The two temblors are the strongest since 1999 and come after a relatively calm stretch of seismic activity in the region. But the faults involved in these quakes were far from the San Andreas, which was the subject of a Hollywood doomsday blockbuster.

Seismologists said after the Thursday quake that its occurrence didn't move the needle with respect to the "Big One" — shorthand for an earthquake of at least a 7.8 magnitude that would strike along the southern San Andreas Fault, which slices through California like a scar.

"This earthquake does not make the 'Big One' any more likely or any less likely," Jones said at a news conference Thursday.

Still, scenes of people taking cover, objects tumbling off shelves and walls, and roadways cracked have punctuated fears that at any moment, the "Big One" could strike.

Seismologists say the "Big One" would be 125 times stronger than Thursday's earthquake and 44 times stronger than the 1994 Northridge earthquake, which killed 57 people and caused $49 billion in economic losses.

In a tweet prior to Thursday's earthquake, Jones said the "real probability" of a monster event is about 2 percent per year or 1/20,000th each day.

It remains difficult for scientists to predict when a massive earthquake could hit, but models have indicated that there is a "small chance" that one the size of the 1906 San Francisco earthquake, of a 7.9 magnitude, could happen in the next 30 years, according to the Geological Survey.

Both earthquakes on Thursday and Friday were the strongest in the region since a 7.1 temblor hit in October 1999, about 32 miles north of the desert community of Joshua Tree.

People felt the ground rumble on Friday in areas from Sacramento in the north, Las Vegas in the east and Mexico in the south.The quake was felt over a wide area because it was shallow, the Southern California Earthquake Center said.

The epicenter of both shocks was about 10 miles northeast of Ridgecrest, a city of roughly 27,600 people located about 115 miles from downtown Los Angeles.

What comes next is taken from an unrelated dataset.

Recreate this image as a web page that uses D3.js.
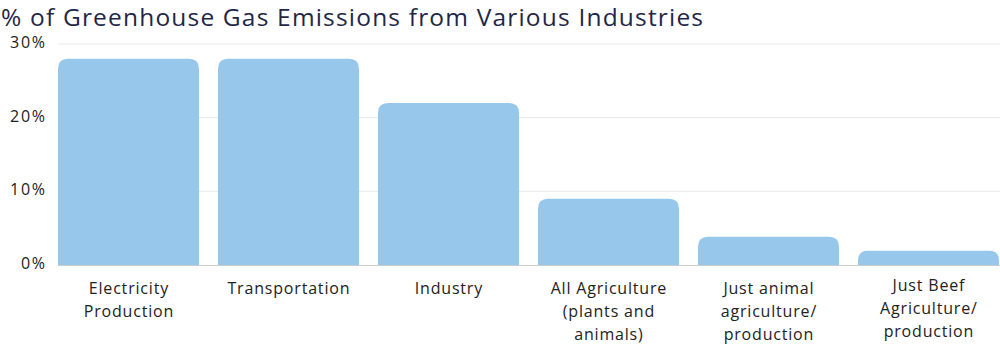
<!DOCTYPE html>
<html>
<head>
<meta charset="utf-8">
<script src="https://cdn.jsdelivr.net/npm/d3@7"></script>
<style>
  html, body { margin: 0; padding: 0; background: #fff; }
  svg { display: block; }
  text { font-family: "Open Sans", "Lato", sans-serif; }
</style>
</head>
<body>
<svg id="chart" width="1000" height="356"></svg>
<script>
const title = "% of Greenhouse Gas Emissions from Various Industries";
const categories = [
  ["Electricity", "Production"],
  ["Transportation"],
  ["Industry"],
  ["All Agriculture", "(plants and", "animals)"],
  ["Just animal", "agriculture/", "production"],
  ["Just Beef", "Agriculture/", "production"]
];
const values = [28, 28, 22, 9, 3.85, 1.95];
const yTicks = [0, 10, 20, 30];

const svg = d3.select("#chart");
const plotTop = 44, plotBottom = 265, plotLeft = 58, plotRight = 1000;

const x = d3.scaleBand()
  .domain(d3.range(categories.length))
  .range([48.5, 1008.5])
  .paddingInner(19 / 160)
  .paddingOuter(19 / 320);

const y = d3.scaleLinear().domain([0, 30]).range([plotBottom, plotTop]);

function fitSpacing(sel, target) {
  const node = sel.node();
  const n = node.getNumberOfChars();
  const w = node.getComputedTextLength();
  return (target - w) / Math.max(1, n - 1);
}

// title
const t = svg.append("text")
  .attr("x", 1).attr("y", 25.5)
  .attr("font-size", 24.5)
  .attr("fill", "#1f2748")
  .text(title);
t.attr("letter-spacing", fitSpacing(t, 702));

// gridlines
svg.append("g").selectAll("line")
  .data(yTicks.filter(d => d > 0))
  .join("line")
  .attr("x1", plotLeft).attr("x2", plotRight)
  .attr("y1", d => y(d)).attr("y2", d => y(d))
  .attr("stroke", "#e8e8e8").attr("stroke-width", 1);

// y tick labels
const yl = svg.append("g").selectAll("text")
  .data(yTicks)
  .join("text")
  .attr("x", 45).attr("y", d => y(d) - 1.5)
  .attr("dy", "0.35em")
  .attr("text-anchor", "end")
  .attr("font-size", 16)
  .attr("fill", "#222")
  .text(d => d + "%");
const yls = fitSpacing(d3.select(yl.nodes()[3]), 35);
yl.attr("letter-spacing", yls).attr("x", 45 + yls);

// bars with rounded top corners
const r = 10;
function barPath(i, v) {
  const x0 = x(i), w = x.bandwidth(), y0 = y(v), yb = y(0);
  const rr = Math.min(r, (yb - y0), w / 2);
  return `M${x0},${yb}V${y0 + rr}Q${x0},${y0} ${x0 + rr},${y0}H${x0 + w - rr}Q${x0 + w},${y0} ${x0 + w},${y0 + rr}V${yb}Z`;
}
svg.append("g").selectAll("path")
  .data(values)
  .join("path")
  .attr("d", (v, i) => barPath(i, v))
  .attr("fill", "#97c7ea");

// baseline
svg.append("line")
  .attr("x1", plotLeft).attr("x2", plotRight)
  .attr("y1", y(0) + 0.5).attr("y2", y(0) + 0.5)
  .attr("stroke", "#cccccc").attr("stroke-width", 1);

// category labels
const lab = svg.append("g").selectAll("text")
  .data(categories)
  .join("text")
  .attr("x", (d, i) => x(i) + x.bandwidth() / 2)
  .attr("y", (d, i) => i === 5 ? 290.5 : 294)
  .attr("text-anchor", "middle")
  .attr("font-size", 16)
  .attr("fill", "#222");
lab.selectAll("tspan")
  .data(d => d)
  .join("tspan")
  .attr("x", function () { return this.parentNode.getAttribute("x"); })
  .attr("dy", (d, j) => j === 0 ? 0 : 23)
  .text(d => d);
const ls = fitSpacing(d3.select(lab.nodes()[1]), 122);
lab.attr("letter-spacing", ls);
lab.selectAll("tspan").attr("dx", ls / 2);
</script>
</body>
</html>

The temblor cracked buildings, set off some gas leakes, wrecked some roads and caused a power outage.

Ridgecrest Police Department Captain Justin Dampier told the Today show on Saturday that “a lot of gas leaks” were initially reported after Friday’s earthquake, but authorities were able to handle those “fairly quickly.”

Dampier said people in the area could expect the power to come back on Saturday, but warned that “when the power comes on, if we have some broken wires, or lamps that are broken but they are still on,” they can cause fires in some homes.

Only minor injuries such as cuts and bruises had been reported as of Saturday afternoon.